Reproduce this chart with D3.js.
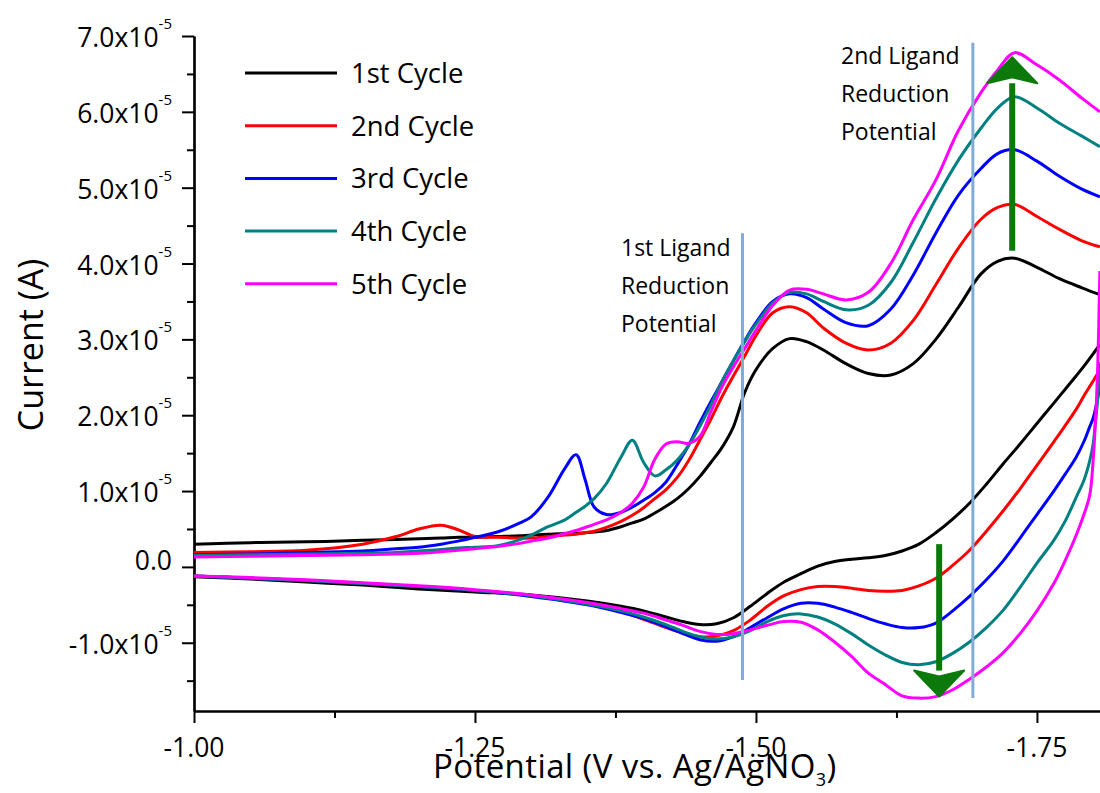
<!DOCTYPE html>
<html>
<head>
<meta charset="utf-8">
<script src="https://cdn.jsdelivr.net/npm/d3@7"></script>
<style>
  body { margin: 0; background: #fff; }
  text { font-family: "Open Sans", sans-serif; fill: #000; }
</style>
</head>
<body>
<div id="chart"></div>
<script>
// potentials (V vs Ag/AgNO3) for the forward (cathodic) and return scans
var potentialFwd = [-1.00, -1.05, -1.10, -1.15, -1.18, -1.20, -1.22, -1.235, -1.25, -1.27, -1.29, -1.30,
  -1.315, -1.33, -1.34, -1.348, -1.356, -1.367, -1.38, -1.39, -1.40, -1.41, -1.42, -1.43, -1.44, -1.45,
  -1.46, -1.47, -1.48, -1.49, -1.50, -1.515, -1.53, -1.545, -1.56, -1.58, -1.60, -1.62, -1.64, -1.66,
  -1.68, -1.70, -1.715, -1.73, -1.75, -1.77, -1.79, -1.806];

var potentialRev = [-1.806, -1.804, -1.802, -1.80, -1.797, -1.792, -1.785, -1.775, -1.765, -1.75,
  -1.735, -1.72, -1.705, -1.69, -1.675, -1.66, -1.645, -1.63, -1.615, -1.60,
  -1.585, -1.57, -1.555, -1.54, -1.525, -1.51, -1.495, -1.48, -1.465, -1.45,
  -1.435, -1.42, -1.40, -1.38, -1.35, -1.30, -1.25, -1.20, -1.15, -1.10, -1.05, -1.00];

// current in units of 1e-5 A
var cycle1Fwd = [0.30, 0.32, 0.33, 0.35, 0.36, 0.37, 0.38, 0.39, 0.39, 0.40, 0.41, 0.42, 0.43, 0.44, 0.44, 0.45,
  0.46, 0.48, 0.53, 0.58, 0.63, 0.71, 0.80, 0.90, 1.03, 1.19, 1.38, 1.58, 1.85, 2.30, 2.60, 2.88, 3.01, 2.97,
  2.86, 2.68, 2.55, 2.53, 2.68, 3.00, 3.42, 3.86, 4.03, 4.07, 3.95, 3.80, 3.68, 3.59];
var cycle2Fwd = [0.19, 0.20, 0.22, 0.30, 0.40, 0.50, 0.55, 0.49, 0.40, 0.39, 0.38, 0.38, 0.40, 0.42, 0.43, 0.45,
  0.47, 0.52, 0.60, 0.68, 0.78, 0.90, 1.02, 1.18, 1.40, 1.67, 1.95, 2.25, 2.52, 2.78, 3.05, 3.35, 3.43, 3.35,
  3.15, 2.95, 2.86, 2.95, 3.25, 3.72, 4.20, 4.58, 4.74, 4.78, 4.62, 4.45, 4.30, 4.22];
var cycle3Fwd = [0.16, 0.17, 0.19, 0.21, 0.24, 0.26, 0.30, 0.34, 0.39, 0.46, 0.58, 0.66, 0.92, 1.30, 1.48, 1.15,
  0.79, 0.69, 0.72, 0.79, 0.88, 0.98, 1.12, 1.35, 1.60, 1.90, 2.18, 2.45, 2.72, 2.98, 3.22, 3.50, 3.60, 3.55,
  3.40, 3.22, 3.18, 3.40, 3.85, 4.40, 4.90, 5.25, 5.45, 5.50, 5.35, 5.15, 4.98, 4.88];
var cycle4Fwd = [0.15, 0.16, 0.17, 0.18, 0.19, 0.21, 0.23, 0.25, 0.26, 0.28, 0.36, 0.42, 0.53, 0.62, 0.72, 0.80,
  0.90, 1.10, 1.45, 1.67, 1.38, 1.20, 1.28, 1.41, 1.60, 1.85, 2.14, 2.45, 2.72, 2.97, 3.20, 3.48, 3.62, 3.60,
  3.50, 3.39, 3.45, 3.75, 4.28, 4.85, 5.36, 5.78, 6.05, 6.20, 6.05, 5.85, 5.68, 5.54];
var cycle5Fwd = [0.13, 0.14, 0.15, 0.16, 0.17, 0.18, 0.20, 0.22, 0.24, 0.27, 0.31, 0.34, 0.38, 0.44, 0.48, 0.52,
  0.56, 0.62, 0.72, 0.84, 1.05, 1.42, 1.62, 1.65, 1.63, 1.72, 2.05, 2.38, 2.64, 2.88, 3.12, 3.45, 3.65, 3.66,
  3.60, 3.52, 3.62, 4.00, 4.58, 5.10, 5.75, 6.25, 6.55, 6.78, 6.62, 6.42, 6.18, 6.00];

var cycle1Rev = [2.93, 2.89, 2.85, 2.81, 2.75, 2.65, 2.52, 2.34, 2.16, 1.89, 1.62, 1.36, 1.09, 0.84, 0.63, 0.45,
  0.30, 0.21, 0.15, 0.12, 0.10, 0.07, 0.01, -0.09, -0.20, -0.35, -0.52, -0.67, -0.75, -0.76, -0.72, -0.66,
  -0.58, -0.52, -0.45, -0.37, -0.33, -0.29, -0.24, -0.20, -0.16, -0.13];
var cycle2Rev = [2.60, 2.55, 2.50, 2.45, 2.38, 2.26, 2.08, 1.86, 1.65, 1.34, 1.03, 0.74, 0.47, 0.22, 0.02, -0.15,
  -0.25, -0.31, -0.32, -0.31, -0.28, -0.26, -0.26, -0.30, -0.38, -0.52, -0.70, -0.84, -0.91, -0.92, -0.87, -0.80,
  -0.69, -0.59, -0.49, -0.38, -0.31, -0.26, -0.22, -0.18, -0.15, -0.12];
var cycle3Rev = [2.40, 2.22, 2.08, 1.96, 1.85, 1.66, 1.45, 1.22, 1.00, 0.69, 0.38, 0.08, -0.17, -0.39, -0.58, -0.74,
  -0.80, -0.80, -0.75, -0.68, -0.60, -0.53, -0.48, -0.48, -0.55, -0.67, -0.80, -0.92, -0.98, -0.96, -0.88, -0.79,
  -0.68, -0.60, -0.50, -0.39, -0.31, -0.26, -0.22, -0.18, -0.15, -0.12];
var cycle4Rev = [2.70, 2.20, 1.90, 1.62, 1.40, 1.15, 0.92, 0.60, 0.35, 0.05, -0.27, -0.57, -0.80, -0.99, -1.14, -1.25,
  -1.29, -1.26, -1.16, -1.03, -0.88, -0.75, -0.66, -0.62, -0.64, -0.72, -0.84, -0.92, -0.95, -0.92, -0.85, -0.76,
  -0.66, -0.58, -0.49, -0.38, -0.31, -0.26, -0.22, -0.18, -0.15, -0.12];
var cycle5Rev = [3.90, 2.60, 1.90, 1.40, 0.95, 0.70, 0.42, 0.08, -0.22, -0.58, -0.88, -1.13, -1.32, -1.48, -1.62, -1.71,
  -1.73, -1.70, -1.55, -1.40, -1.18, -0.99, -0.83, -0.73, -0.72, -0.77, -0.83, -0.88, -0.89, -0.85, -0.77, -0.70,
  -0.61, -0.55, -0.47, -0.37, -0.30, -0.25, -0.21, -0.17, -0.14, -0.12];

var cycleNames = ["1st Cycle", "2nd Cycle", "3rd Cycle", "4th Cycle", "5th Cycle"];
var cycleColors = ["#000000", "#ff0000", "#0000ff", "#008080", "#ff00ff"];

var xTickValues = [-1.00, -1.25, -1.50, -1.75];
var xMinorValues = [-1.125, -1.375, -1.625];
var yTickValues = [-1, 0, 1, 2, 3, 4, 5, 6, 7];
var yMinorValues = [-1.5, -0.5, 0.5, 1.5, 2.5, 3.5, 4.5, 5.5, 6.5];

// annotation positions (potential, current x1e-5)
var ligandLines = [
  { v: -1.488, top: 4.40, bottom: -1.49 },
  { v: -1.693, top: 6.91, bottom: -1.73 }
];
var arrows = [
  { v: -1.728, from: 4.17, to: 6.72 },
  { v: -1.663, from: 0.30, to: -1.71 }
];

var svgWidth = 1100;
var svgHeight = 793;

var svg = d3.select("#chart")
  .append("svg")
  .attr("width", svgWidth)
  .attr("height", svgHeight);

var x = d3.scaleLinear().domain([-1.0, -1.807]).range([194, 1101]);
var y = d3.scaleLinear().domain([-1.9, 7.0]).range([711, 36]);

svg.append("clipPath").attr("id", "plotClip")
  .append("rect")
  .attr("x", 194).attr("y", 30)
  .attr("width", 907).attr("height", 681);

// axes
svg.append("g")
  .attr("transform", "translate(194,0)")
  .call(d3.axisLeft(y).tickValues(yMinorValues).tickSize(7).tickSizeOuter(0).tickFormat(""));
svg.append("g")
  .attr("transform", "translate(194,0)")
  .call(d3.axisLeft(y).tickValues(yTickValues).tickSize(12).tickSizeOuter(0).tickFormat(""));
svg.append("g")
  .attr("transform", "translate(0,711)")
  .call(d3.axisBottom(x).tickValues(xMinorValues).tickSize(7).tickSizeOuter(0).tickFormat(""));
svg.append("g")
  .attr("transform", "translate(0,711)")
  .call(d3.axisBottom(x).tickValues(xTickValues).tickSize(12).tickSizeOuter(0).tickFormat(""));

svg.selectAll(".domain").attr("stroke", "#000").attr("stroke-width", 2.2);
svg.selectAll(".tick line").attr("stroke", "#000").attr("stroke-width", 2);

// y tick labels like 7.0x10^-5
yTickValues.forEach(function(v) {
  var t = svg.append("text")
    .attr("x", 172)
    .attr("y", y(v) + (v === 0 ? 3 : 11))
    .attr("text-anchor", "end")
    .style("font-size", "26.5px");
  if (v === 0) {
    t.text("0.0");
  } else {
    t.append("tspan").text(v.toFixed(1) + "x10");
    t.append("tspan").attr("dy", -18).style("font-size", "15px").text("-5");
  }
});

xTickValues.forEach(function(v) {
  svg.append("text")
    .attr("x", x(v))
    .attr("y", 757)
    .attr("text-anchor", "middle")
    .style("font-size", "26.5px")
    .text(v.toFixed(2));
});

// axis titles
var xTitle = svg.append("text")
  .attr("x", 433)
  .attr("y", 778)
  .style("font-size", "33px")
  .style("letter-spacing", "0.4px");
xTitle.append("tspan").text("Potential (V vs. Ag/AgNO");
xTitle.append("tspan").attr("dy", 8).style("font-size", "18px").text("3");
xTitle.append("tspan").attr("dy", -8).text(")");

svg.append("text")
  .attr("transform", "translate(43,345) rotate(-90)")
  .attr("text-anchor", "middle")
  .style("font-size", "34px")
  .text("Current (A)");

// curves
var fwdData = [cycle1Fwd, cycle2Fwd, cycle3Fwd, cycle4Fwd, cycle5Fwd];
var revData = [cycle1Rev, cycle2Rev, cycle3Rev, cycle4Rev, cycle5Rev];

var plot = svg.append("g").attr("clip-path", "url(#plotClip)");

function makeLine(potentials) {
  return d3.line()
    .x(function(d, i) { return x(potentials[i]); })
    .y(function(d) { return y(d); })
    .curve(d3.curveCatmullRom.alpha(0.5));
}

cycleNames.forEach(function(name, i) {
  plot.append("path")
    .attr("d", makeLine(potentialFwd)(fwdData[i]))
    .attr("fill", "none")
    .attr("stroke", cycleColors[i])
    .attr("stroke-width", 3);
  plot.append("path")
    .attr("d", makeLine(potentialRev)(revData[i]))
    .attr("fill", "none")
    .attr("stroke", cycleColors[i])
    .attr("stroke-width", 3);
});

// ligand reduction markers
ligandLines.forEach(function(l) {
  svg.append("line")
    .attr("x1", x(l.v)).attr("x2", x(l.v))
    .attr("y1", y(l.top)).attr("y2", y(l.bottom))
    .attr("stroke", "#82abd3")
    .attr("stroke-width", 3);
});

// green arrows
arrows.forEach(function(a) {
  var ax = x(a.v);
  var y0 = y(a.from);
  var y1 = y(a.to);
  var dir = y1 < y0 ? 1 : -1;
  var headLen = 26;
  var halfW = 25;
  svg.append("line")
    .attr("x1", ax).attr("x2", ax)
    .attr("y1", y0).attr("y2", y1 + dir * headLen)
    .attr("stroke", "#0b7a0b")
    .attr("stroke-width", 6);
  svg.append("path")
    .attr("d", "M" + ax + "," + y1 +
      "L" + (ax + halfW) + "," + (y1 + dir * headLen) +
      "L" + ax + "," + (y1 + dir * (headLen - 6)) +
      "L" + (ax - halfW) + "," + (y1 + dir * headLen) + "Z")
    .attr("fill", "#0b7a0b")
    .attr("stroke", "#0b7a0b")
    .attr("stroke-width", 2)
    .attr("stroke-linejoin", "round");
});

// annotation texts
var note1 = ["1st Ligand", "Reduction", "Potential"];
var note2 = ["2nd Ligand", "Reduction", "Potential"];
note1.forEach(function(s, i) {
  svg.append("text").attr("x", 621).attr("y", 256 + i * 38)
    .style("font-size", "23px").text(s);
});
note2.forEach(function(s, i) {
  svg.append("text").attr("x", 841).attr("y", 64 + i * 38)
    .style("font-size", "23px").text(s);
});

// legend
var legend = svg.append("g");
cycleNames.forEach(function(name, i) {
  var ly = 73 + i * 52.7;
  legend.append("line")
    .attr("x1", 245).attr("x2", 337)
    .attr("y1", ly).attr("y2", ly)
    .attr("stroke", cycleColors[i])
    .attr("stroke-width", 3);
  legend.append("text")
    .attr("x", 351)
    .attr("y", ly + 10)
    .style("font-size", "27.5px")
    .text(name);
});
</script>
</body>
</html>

__________________________________________________

● **Problem description**
Track down every line of the material containing the string "chart", and copy it.

● **Task response**
Reproduce this chart with D3.js.
<div id="chart"></div>
var svg = d3.select("#chart")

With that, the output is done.